La violencia, ejercida por los colonos y el Estado, tiene muchas aristas para los pueblos originarios. En Prilaka no solo identifican la violencia que despojo de los territorios, sino violencia contra las mujeres para evitar procesos de inclusión.
“La violencia limita lo que se puede hacer. Por ejemplo, antes se podían hacer en muchos territorios vigilancia del territorio para evaluar hasta dónde habían llegado los colonos y qué estaban haciendo. Pero ahora no sabemos exactamente cuántas hectáreas han sido invadidas, cuántos colonos realmente hay dentro de los territorios”, dice el integrante de Prilaka. Hace el inventario con tono apesarado. Como quien inventaría el expolio con manos de impotencia. “No sabemos la situación crítica de especies en peligro de extinción, de mamíferos grandes como el venado y el tapir”.
“Entonces, si uno no tiene datos exactos que te den cuenta de cómo va el problema es difícil dimensionarlo… pero también es difícil atenderlo debidamente”, dice el indígena.
Amaru Ruiz es el director de la Fundación del Río, una oenegé ambientalista que fue cerrada y confiscada por el régimen Ortega-Murillo. Exiliado también en Costa Rica, la organización que preside Ruiz trabaja de la mano con los pueblos indígenas, en especial con los que habitan la Reserva Biológica de Indio Maíz. El ambientalista comparte todas las dificultades que menciona Prilaka y, aunque es reservado en contar sobre las nuevas estrategias que han articulado para seguir ejerciendo el activismo a lo interno del país desde el exilio, asegura que la confianza construida desde hace más de 30 años con el tejido territorial es la clave.

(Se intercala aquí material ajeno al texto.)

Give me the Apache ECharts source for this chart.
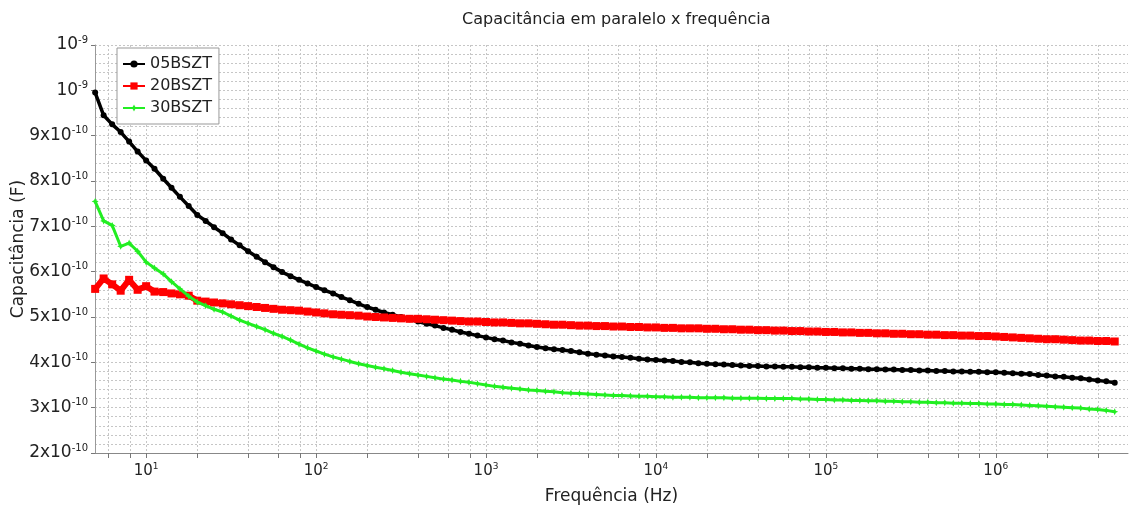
<!DOCTYPE html>
<html><head><meta charset="utf-8">
<script src="https://cdn.jsdelivr.net/npm/echarts@6/dist/echarts.min.js"></script>
<style>html,body{margin:0;padding:0;background:#fff}#c{width:1129px;height:512px}</style>
</head><body><div id="c"></div>
<script>
// Frequency (Hz)
const freqHz = [5.01,5.62,6.31,7.08,7.94,8.91,
10,11.2,12.6,14.1,15.8,17.8,20,22.4,25.1,28.2,31.6,35.5,39.8,44.7,50.1,56.2,63.1,70.8,79.4,89.1,
100,112,126,141,158,178,200,224,251,282,316,355,398,447,501,562,631,708,794,891,
1000,1122,1259,1413,1585,1778,1995,2239,2512,2818,3162,3548,3981,4467,5012,5623,6310,7079,7943,8913,
10000,11220,12590,14130,15850,17780,19950,22390,25120,28180,31620,35480,39810,44670,50120,56230,63100,70790,79430,89130,
100000,112200,125900,141300,158500,177800,199500,223900,251200,281800,316200,354800,398100,446700,501200,562300,631000,707900,794300,891300,
1000000,1122000,1259000,1413000,1585000,1778000,1995000,2239000,2512000,2818000,3162000,3548000,3981000,4467000,5012000];

// Capacitance in units of 1e-10 F
const c05BSZT = [9.95,9.45,9.25,9.08,8.87,8.65,8.45,8.27,8.05,7.85,
7.65,7.45,7.25,7.12,6.98,6.85,6.71,6.58,6.45,6.33,
6.21,6.10,5.99,5.90,5.82,5.74,5.66,5.59,5.52,5.44,
5.37,5.29,5.22,5.16,5.10,5.05,5.00,4.95,4.90,4.85,
4.81,4.76,4.72,4.67,4.63,4.59,4.55,4.51,4.48,4.44,
4.41,4.37,4.34,4.31,4.29,4.27,4.25,4.22,4.19,4.17,
4.15,4.13,4.12,4.10,4.08,4.06,4.05,4.04,4.03,4.01,
4.00,3.98,3.97,3.96,3.95,3.94,3.93,3.92,3.92,3.91,
3.91,3.90,3.90,3.89,3.89,3.88,3.88,3.87,3.87,3.86,
3.86,3.85,3.85,3.84,3.84,3.83,3.83,3.82,3.82,3.81,
3.81,3.80,3.80,3.79,3.79,3.78,3.78,3.77,3.76,3.75,
3.74,3.72,3.71,3.69,3.68,3.66,3.65,3.62,3.60,3.58,3.55];

const c20BSZT = [5.62,5.85,5.72,5.58,5.82,5.60,5.68,5.56,5.55,5.52,
5.50,5.47,5.36,5.34,5.32,5.30,5.28,5.26,5.24,5.22,
5.20,5.18,5.16,5.15,5.14,5.12,5.10,5.08,5.06,5.05,
5.04,5.03,5.01,5.00,4.99,4.98,4.97,4.96,4.96,4.95,
4.94,4.93,4.92,4.91,4.90,4.90,4.89,4.88,4.88,4.87,
4.86,4.86,4.85,4.84,4.83,4.83,4.82,4.81,4.81,4.80,
4.80,4.79,4.79,4.78,4.78,4.77,4.77,4.76,4.76,4.75,
4.75,4.75,4.74,4.74,4.73,4.73,4.72,4.72,4.71,4.71,
4.70,4.70,4.69,4.69,4.68,4.68,4.67,4.67,4.66,4.66,
4.65,4.65,4.64,4.64,4.63,4.63,4.62,4.62,4.61,4.61,
4.60,4.60,4.59,4.59,4.58,4.58,4.57,4.56,4.55,4.54,
4.53,4.52,4.51,4.51,4.50,4.49,4.48,4.48,4.47,4.47,4.46];

const c30BSZT = [7.55,7.12,7.02,6.56,6.63,6.45,6.21,6.08,5.95,5.78,
5.62,5.46,5.33,5.25,5.17,5.11,5.02,4.93,4.86,4.79,
4.72,4.64,4.57,4.49,4.40,4.32,4.25,4.18,4.12,4.07,
4.02,3.97,3.93,3.89,3.86,3.82,3.78,3.75,3.72,3.69,
3.66,3.63,3.61,3.58,3.56,3.53,3.50,3.47,3.45,3.43,
3.41,3.39,3.38,3.36,3.35,3.33,3.32,3.31,3.30,3.29,
3.28,3.27,3.27,3.26,3.25,3.25,3.24,3.24,3.23,3.23,
3.23,3.22,3.22,3.22,3.22,3.21,3.21,3.21,3.21,3.20,
3.20,3.20,3.20,3.19,3.19,3.18,3.18,3.17,3.17,3.16,
3.16,3.15,3.15,3.14,3.14,3.13,3.13,3.12,3.12,3.11,
3.11,3.10,3.10,3.09,3.09,3.08,3.08,3.07,3.07,3.06,
3.05,3.04,3.03,3.02,3.01,3.00,2.99,2.97,2.96,2.94,2.91];

const seriesNames = ['05BSZT','20BSZT','30BSZT'];

// Y tick labels (value in 1e-10 F)
const yTickValues = [2,3,4,5,6,7,8,9,10,11];
const yTickBase = ['2x10','3x10','4x10','5x10','6x10','7x10','8x10','9x10','10','10'];
const yTickExp  = ['-10','-10','-10','-10','-10','-10','-10','-10','-9','-9'];

// X ticks
const xDecades = [10,100,1000,10000,100000,1000000];
const xDecadeExp = ['1','2','3','4','5','6'];
const xMinorGrid = [6,8,20,40,60,80,200,400,600,800,2000,4000,6000,8000,
20000,40000,60000,80000,200000,400000,600000,800000,2000000,4000000];

const FONT = 'DejaVu Sans';
const GRID_COLOR = '#c6c6c6';
const chart = echarts.init(document.getElementById('c'), null, {renderer:'canvas'});

function pairs(ys){ return freqHz.map((f,i)=>[f, ys[i]]); }

const yMin = 2, yMax = 11;
const gridData = xDecades.concat(xMinorGrid).map(f => [f, yMin]);

chart.setOption({
  animation:false,
  backgroundColor:'#fff',
  title:{text:'Capacitância em paralelo x frequência', left:457, top:7,
    textStyle:{fontFamily:FONT, fontSize:16, fontWeight:'normal', color:'#222'}},
  legend:{data:seriesNames, orient:'vertical', left:117, top:48,
    padding:[8,7,8,5], itemGap:6, itemWidth:22, itemHeight:9,
    borderColor:'#999', borderWidth:1, backgroundColor:'#fff',
    textStyle:{fontFamily:FONT, fontSize:16, color:'#222'}},
  grid:{left:95, right:1, top:45, bottom:59, containLabel:false, outerBoundsMode:'none'},
  xAxis:{type:'log', logBase:10, min:5, max:6000000,
    name:'Frequência (Hz)', nameLocation:'middle', nameGap:35, nameMoveOverlap:false,
    nameTextStyle:{fontFamily:FONT, fontSize:17, color:'#222'},
    axisLine:{show:true, lineStyle:{color:'#888'}},
    axisTick:{show:false}, splitLine:{show:false}, minorTick:{show:false},
    axisLabel:{margin:9, formatter:function(v){
      const i = xDecades.findIndex(d => Math.abs(d - v)/d < 1e-6);
      return i < 0 ? '' : '{b|10}{s|' + xDecadeExp[i] + '}';
    }, rich:{b:{fontFamily:FONT, fontSize:15, color:'#222', lineHeight:18},
             s:{fontFamily:FONT, fontSize:9, color:'#222', lineHeight:10, verticalAlign:'top'}}}
  },
  yAxis:{type:'value', min:yMin, max:yMax, interval:1,
    name:'Capacitância (F)', nameLocation:'middle', nameGap:68, nameMoveOverlap:false,
    nameTextStyle:{fontFamily:FONT, fontSize:17, color:'#222'},
    axisLine:{show:true, lineStyle:{color:'#999'}},
    axisTick:{show:true, length:4, lineStyle:{color:'#777'}},
    splitLine:{show:true, lineStyle:{color:GRID_COLOR, type:[2,2]}},
    minorTick:{show:false, splitNumber:5},
    minorSplitLine:{show:true, lineStyle:{color:GRID_COLOR, type:[2,2]}},
    axisLabel:{margin:7, formatter:function(v){
      const i = yTickValues.indexOf(Math.round(v));
      return '{b|' + yTickBase[i] + '}{s|' + yTickExp[i] + '}';
    }, rich:{b:{fontFamily:FONT, fontSize:17, color:'#222', lineHeight:20},
             s:{fontFamily:FONT, fontSize:10, color:'#222', lineHeight:11, verticalAlign:'top'}}}
  },
  series:[
    {type:'custom', name:'grid', silent:true, z:1, clip:false,
     data:gridData,
     renderItem:function(params, api){
       const f = api.value(0);
       const top = api.coord([f, yMax]);
       const bot = api.coord([f, yMin]);
       const x = Math.round(top[0]) + 0.5;
       return {type:'group', children:[
         {type:'line', shape:{x1:x, y1:top[1], x2:x, y2:bot[1]},
          style:{stroke:GRID_COLOR, lineWidth:1, lineDash:[2,2]}},
         {type:'line', shape:{x1:x, y1:bot[1], x2:x, y2:bot[1]+5},
          style:{stroke:'#777', lineWidth:1}}
       ]};
     }},
    {name:'05BSZT', type:'line', data:pairs(c05BSZT), z:3,
     symbol:'circle', symbolSize:6, showSymbol:true,
     lineStyle:{color:'#000', width:3.5}, itemStyle:{color:'#000'}},
    {name:'20BSZT', type:'line', data:pairs(c20BSZT), z:4,
     symbol:'rect', symbolSize:8, showSymbol:true,
     lineStyle:{color:'#ff0000', width:6}, itemStyle:{color:'#ff0000'}},
    {name:'30BSZT', type:'line', data:pairs(c30BSZT), z:5,
     symbol:'path://M0,-5L1.6,-1.6L5,0L1.6,1.6L0,5L-1.6,1.6L-5,0L-1.6,-1.6Z', symbolSize:7, showSymbol:true,
     lineStyle:{color:'#22ee22', width:3}, itemStyle:{color:'#22ee22'}}
  ]
});
</script></body></html>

“Primero, no son las mismas condiciones de antes y eso implica establecer nuevas estrategias de seguridad y seguimiento a lo que sucede en Nicaragua. Gracias a la confianza que hemos generado, las personas siguen interesadas en ayudar a la labor de la defensoría ambiental”, cuenta Ruiz. “Pero también hemos aprendido a dominar mejor los sistemas satelitales que permiten, por ejemplo, monitorear los incendios y la cobertura forestal afectada por las invasiones de tierra y la minería”.
La información recabada gracias a la tecnología se mezcla con lo que aún logran recabar en el terreno, y las filtraciones que todavía hacen trabajadores estatales. Ruiz dice que tiene un ritual diario: revisar todos los días La Gaceta, diario oficial de Nicaragua, para rastrear las concesiones mineras que el régimen Ortega-Murillo entrega ya no solo a transnacionales canadienses y estadounidenses, sino que más reciente a los chinos.
“Surge una necesidad importante, sobre todo hacia la cooperación internacional y las agencias de cooperación de la Agencia de Naciones Unidas que están en el país: exigirle al régimen que al menos transparenten la información sobre ese apoyo que están recibiendo”, propone Ruiz. “O que publiquen informes de ejecución de proyectos que permitan tener una lectura más o menos oficial alrededor de esos proyectos, porque el régimen está cerrado”.